TASK DIRECTIONS:
Without the pictures, output the lines of the material from the very first through the one that holds "import pandas as pd".
####################
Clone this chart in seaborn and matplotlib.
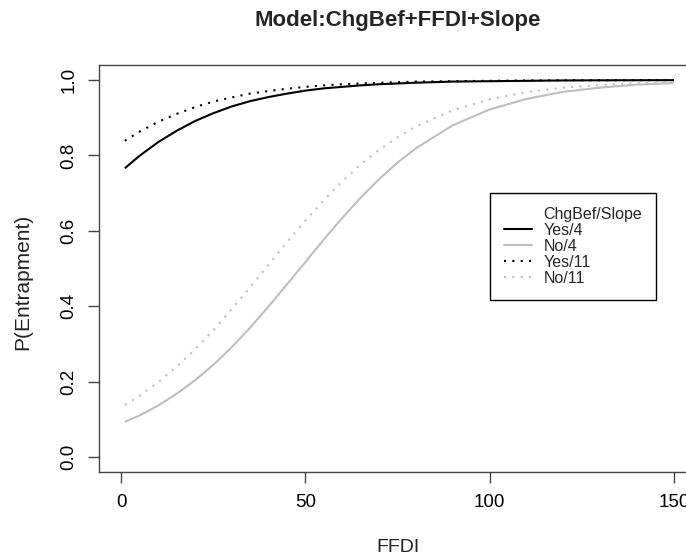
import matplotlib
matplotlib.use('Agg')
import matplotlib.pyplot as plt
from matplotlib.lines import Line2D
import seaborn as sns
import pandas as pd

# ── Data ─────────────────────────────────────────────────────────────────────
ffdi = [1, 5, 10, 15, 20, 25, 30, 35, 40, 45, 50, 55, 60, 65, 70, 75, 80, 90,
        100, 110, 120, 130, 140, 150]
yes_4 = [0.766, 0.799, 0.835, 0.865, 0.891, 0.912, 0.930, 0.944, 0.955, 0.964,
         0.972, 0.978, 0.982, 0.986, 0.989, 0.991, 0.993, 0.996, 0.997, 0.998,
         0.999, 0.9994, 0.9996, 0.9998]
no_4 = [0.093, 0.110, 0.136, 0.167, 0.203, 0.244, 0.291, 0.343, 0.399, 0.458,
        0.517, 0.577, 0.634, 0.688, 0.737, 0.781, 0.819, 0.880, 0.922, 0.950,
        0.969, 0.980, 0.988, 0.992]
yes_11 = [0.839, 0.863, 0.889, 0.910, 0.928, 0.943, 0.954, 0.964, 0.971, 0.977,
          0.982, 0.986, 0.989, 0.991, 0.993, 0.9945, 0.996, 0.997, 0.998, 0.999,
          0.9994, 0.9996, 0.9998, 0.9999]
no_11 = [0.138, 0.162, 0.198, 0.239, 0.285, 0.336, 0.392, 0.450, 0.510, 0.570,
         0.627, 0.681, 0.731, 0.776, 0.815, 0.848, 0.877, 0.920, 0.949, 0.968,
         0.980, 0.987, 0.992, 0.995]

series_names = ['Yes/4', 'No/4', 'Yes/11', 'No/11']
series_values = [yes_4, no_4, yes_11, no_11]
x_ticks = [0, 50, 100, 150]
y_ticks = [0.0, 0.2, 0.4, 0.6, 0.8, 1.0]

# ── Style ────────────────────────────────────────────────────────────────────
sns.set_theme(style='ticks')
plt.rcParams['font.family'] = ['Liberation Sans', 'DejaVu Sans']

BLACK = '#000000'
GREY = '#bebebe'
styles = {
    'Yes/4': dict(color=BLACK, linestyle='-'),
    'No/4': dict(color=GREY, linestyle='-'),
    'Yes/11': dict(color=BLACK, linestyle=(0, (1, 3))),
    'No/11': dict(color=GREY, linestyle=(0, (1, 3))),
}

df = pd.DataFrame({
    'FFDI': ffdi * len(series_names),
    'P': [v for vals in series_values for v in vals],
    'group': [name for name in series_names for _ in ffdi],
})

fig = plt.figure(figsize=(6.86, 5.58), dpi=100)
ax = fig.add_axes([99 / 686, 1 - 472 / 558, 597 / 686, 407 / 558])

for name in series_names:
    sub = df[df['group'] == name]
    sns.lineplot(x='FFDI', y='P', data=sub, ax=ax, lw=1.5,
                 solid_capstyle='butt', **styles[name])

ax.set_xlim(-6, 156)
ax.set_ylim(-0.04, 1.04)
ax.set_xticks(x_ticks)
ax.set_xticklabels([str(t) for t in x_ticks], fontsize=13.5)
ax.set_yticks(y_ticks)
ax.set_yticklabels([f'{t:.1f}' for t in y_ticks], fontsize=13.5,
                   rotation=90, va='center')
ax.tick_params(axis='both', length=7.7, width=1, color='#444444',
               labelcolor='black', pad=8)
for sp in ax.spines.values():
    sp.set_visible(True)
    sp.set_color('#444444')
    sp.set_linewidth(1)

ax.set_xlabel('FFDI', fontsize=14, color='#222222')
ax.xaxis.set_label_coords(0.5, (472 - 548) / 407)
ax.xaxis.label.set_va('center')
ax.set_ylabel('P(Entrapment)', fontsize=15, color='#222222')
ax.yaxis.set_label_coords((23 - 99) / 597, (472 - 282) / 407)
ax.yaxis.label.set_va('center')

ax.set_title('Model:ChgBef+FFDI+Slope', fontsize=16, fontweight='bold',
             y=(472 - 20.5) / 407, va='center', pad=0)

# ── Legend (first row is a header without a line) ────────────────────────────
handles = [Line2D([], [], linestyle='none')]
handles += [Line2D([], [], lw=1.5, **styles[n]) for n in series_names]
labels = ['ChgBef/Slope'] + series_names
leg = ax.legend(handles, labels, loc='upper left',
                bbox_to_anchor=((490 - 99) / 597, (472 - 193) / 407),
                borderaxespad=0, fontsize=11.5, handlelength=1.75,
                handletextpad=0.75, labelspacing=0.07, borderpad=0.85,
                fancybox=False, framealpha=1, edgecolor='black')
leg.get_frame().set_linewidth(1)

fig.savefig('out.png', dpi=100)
####################
SOLUTION:
Clone this chart in seaborn and matplotlib.
import matplotlib
matplotlib.use('Agg')
import matplotlib.pyplot as plt
from matplotlib.lines import Line2D
import seaborn as sns
import pandas as pd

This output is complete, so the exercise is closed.